- Original author: David Smith
- Developer: Deon George
- Release: 2003
- Stable release: 2.3.11 / May 16, 2026; 59 days ago
- Written in: PHP
- Available in: Catalan, Chinese (simplified), Dutch, English, French, German, Hungarian, Italian, Japanese, Polish, Portuguese (Brazilian), Russian, Spanish and Swedish
- Type: LDAP administration
- License: GPL
- Website: phpldapadmin.org
- Repository: github.com/leenooks/phpLDAPadmin

= PhpLDAPadmin =

Application to manage Lightweight Directory Access Protocol

phpLDAPadmin is a web app for administering Lightweight Directory Access Protocol (LDAP) servers. It's written in the PHP programming language, and is licensed under the GNU General Public License. The application is available in 14 languages and supports UTF-8 encoded directory strings.

==History==
The project began in Fall of 2002 when Dave Smith, a student from Brigham Young University (BYU) and lead developer, needed a robust web application to manage his LDAP servers. Originally, phpLDAPadmin was called DaveDAP, but in August 2003, the name was changed to phpLDAPadmin. Since that time, the software has been downloaded approximately 150 times per day, and is commonly used throughout the world. Two other developers have contributed to the code base: Xavier Renard and Uwe Ebel. Xavier has focused on LDIF imports/exports and Samba software integration. Uwe has focused on internationalizing the application.
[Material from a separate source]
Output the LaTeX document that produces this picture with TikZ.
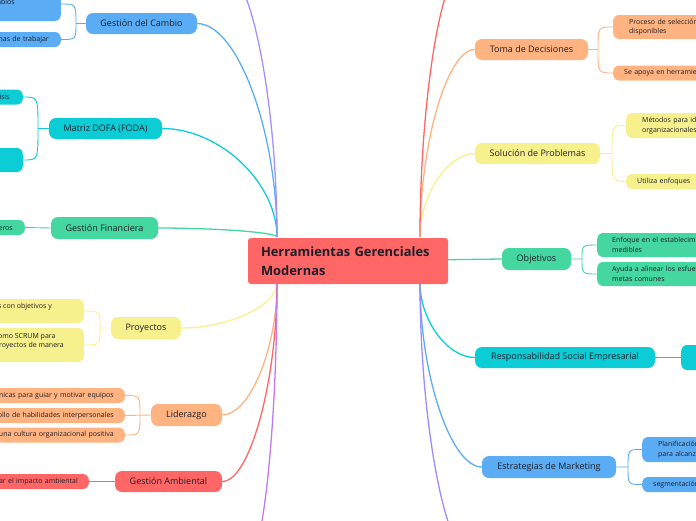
\documentclass[tikz,border=0pt]{standalone}
\usepackage{fontspec}
\setmainfont{Open Sans}
\usetikzlibrary{calc,backgrounds}
\definecolor{cred}{HTML}{FF6666}
\definecolor{cblue}{HTML}{5AADF5}
\definecolor{cteal}{HTML}{0CCCD5}
\definecolor{cgreen}{HTML}{44D7A0}
\definecolor{cyellow}{HTML}{F7F18D}
\definecolor{corange}{HTML}{FFB380}
\definecolor{clav}{HTML}{A192FF}
\definecolor{clav2}{HTML}{9C8CFF}
\definecolor{cviolet}{HTML}{C07AF2}
\definecolor{txt}{HTML}{1E1E2A}
\begin{document}
\begin{tikzpicture}[x=1pt,y=-1pt,
  mainnode/.style={rounded corners=7pt, minimum height=21pt, inner sep=0pt, font=\fontsize{9}{11}\selectfont, text=txt},
  subnode/.style={rounded corners=6pt, inner ysep=3pt, font=\fontsize{7}{9.5}\selectfont, text=txt, minimum height=15pt},
  lsub/.style={subnode, anchor=east, text width=150pt, align=right, inner xsep=11pt},
  lsubl/.style={subnode, anchor=east, align=left},
  rsub/.style={subnode, anchor=west, text width=160pt, align=left},
  mainlink/.style={line width=1.3pt},
  sublink/.style={line width=0.9pt},
]
\path[use as bounding box] (0,0) rectangle (696,520);
\clip (0,0) rectangle (696,520);

% central node
\node[fill=cred, rounded corners=3pt, minimum width=200pt, minimum height=46pt, text width=174pt, inner xsep=13pt, inner ysep=0pt, align=left, font=\fontsize{12.9}{19}\selectfont\bfseries, text=txt] (root) at (348,261) {Herramientas Gerenciales\\Modernas};

% main branches left
\node[mainnode, fill=cblue, minimum width=111pt] (gc) at (141.5,23.5) {Gestión del Cambio};
\node[mainnode, fill=cteal, minimum width=113pt] (md) at (105.5,128.5) {Matriz DOFA (FODA)};
\node[mainnode, fill=cgreen, minimum width=107pt, minimum height=22pt] (gf) at (104.5,228) {Gestión Financiera};
\node[mainnode, fill=cyellow, minimum width=70pt, minimum height=22pt] (pr) at (146,328) {Proyectos};
\node[mainnode, fill=corange, minimum width=71pt, minimum height=22pt] (li) at (186.5,415) {Liderazgo};
\node[mainnode, fill=cred, minimum width=107pt] (ga) at (168.5,481.5) {Gestión Ambiental};
% main branches right
\node[mainnode, fill=corange, minimum width=113pt] (td) at (531.5,49.5) {Toma de Decisiones};
\node[mainnode, fill=cyellow, minimum width=125pt] (sp) at (537.5,153.5) {Solución de Problemas};
\node[mainnode, fill=cgreen, minimum width=69pt, minimum height=22pt] (ob) at (536.5,259) {Objetivos};
\node[mainnode, fill=cteal, minimum width=180pt] (rs) at (565,357.5) {Responsabilidad Social Empresarial};
\node[mainnode, fill=cblue, minimum width=134pt, minimum height=22pt] (em) at (549,467) {Estrategias de Marketing};

% sub nodes left
\node[lsubl, fill=cblue, inner xsep=46pt, minimum height=34pt] (gc1) at (61,4) {\mbox{}\\cambios\\\mbox{}};
\node[lsub, fill=cblue, inner xsep=12pt] (gc2) at (61,39.5) {formas de trabajar};
\node[lsub, fill=cteal, inner xsep=13pt] (md1) at (23,97) {de análisis};
\node[subnode, anchor=east, fill=cteal, minimum width=60pt, minimum height=24pt] (md2) at (23,160) {};
\node[lsub, fill=cgreen, inner xsep=12pt] (gf1) at (25,227.5) {financieros};
\node[lsubl, fill=cyellow, inner xsep=32pt, minimum height=24pt] (pr1) at (84,311) {proyectos con objetivos y\\\mbox{}};
\node[lsubl, fill=cyellow, inner xsep=20pt, minimum height=34pt] (pr2) at (84,345) {como SCRUM para\\proyectos de manera\\\mbox{}};
\node[lsub, fill=corange] (li1) at (125,395.5) {Técnicas para guiar y motivar equipos};
\node[lsub, fill=corange] (li2) at (125,415.5) {Desarrollo de habilidades interpersonales};
\node[lsub, fill=corange] (li3) at (125,435) {una cultura organizacional positiva};
\node[lsub, fill=cred] (ga1) at (89,481.5) {Minimizar el impacto ambiental};

% sub nodes right
\node[rsub, fill=corange, inner xsep=16pt, minimum height=24pt] (td1) at (613,27) {Proceso de selección\\disponibles};
\node[rsub, fill=corange, inner xsep=11pt] (td2) at (613,73) {Se apoya en herramientas};
\node[rsub, fill=cyellow, inner xsep=16pt, minimum height=25pt] (sp1) at (626,125.5) {Métodos para identificar\\organizacionales};
\node[rsub, fill=cyellow, inner xsep=11pt] (sp2) at (626,181.5) {Utiliza enfoques};
\node[rsub, fill=cgreen, inner xsep=15pt, minimum height=24pt] (ob1) at (597,245) {Enfoque en el establecimiento\\medibles};
\node[rsub, fill=cgreen, inner xsep=15pt, minimum height=24pt] (ob2) at (597,274) {Ayuda a alinear los esfuerzos\\metas comunes};
\node[subnode, anchor=west, fill=cteal, minimum width=40pt, minimum height=25pt] (rs1) at (681,357.5) {};
\node[rsub, fill=cblue, inner xsep=16pt, minimum height=25pt] (em1) at (642,449.5) {Planificación\\para alcanzar};
\node[rsub, fill=cblue, inner xsep=11pt] (em2) at (642,484.5) {segmentación};

% anchor points on the central node and branches leaving the picture
\coordinate (ctl) at (277,237);
\coordinate (cbl) at (277,283);
\coordinate (ctr) at (420,237);
\coordinate (cbr) at (420,283);
\coordinate (otl) at (225,-30);
\coordinate (otr) at (462,-30);
\coordinate (obl) at (250,555);
\coordinate (obr) at (470,555);

% bracket junctions
\coordinate (gcj) at (76,23.5);
\coordinate (mdj) at (38,128.5);
\coordinate (prj) at (100,328);
\coordinate (lij) at (140,415);
\coordinate (tdj) at (598,49.5);
\coordinate (spj) at (612,153.5);
\coordinate (obj) at (582,259);
\coordinate (emj) at (628,467);

\begin{scope}[on background layer]
  % main connectors, left
  \foreach \n/\e/\c in {gc/ctl/cblue, md/ctl/cteal, gf/ctl/cgreen, pr/cbl/cyellow, li/cbl/corange, ga/cbl/cred}{
    \draw[mainlink, \c] (\n.east) .. controls ($(\n.east)!0.5!(\e |- \n.east)$) and ($(\e)!0.5!(\e |- \n.east)$) .. (\e);
  }
  % main connectors, right
  \foreach \n/\e/\c in {td/ctr/corange, sp/ctr/cyellow, rs/cbr/cteal, em/cbr/cblue}{
    \draw[mainlink, \c] (\n.west) .. controls ($(\n.west)!0.5!(\e |- \n.west)$) and ($(\e)!0.5!(\e |- \n.west)$) .. (\e);
  }
  \draw[mainlink, cgreen] (root.center) -- (ob.west);
  % branches whose nodes lie outside the picture
  \foreach \o/\e/\c in {otl/ctl/clav, otr/ctr/cred, obl/cbl/cviolet, obr/cbr/clav2}{
    \draw[mainlink, \c] (\o) .. controls ($(\o)!0.5!(\e |- \o)$) and ($(\e)!0.5!(\e |- \o)$) .. (\e);
  }
\end{scope}

% sub connectors, left
\draw[sublink, cblue] (gc.west) -- (gcj) (gcj) .. controls (gcj |- gc1.east) .. (gc1.east) (gcj) .. controls (gcj |- gc2.east) .. (gc2.east);
\draw[sublink, cteal] (md.west) -- (mdj) (mdj) .. controls (mdj |- md1.east) .. (md1.east) (mdj) .. controls (mdj |- md2.east) .. (md2.east);
\draw[sublink, cgreen] (gf.west) -- (gf1.east);
\draw[sublink, cyellow] (pr.west) -- (prj) (prj) .. controls (prj |- pr1.east) .. (pr1.east) (prj) .. controls (prj |- pr2.east) .. (pr2.east);
\draw[sublink, corange] (li.west) -- (li2.east) (lij) .. controls (lij |- li1.east) .. (li1.east) (lij) .. controls (lij |- li3.east) .. (li3.east);
\draw[sublink, cred] (ga.west) -- (ga1.east);
% sub connectors, right
\draw[sublink, corange] (td.east) -- (tdj) (tdj) .. controls (tdj |- td1.west) .. (td1.west) (tdj) .. controls (tdj |- td2.west) .. (td2.west);
\draw[sublink, cyellow] (sp.east) -- (spj) (spj) .. controls (spj |- sp1.west) .. (sp1.west) (spj) .. controls (spj |- sp2.west) .. (sp2.west);
\draw[sublink, cgreen] (ob.east) -- (obj) (obj) .. controls (obj |- ob1.west) .. (ob1.west) (obj) .. controls (obj |- ob2.west) .. (ob2.west);
\draw[sublink, cteal] (rs.east) -- (rs1.west);
\draw[sublink, cblue] (em.east) -- (emj) (emj) .. controls (emj |- em1.west) .. (em1.west) (emj) .. controls (emj |- em2.west) .. (em2.west);
\end{tikzpicture}
\end{document}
In Spring of 2005, Deon George took over maintenance of phpLDAPadmin.

Due to a long period starting from 2016, where no new pull requests have been merged into the master project, and no further releases were made, several forks exist, that implement new compatibilities and functionality. Since spring 2019 new development is going on and many pull requests were merged into the project restoring compatibility with recent PHP releases.

==Distributions==
The following Linux distributions include phpLDAPadmin in their official software repositories:
- Ubuntu
- Debian
- Gentoo Linux
- Arch Linux

It is available in the Extra Packages for Enterprise Linux (EPEL) repository, allowing managed installation to distributions such as Red Hat Enterprise Linux, Fedora, CentOS and Scientific Linux, and is included in the M23 software distribution system, which manages and distributes software for the Debian, Ubuntu, Kubuntu, Xubuntu, Linux Mint, Fedora, CentOS and openSUSE distributions.

It is also available in repositories for FreeBSD, OpenBSD, and Solaris.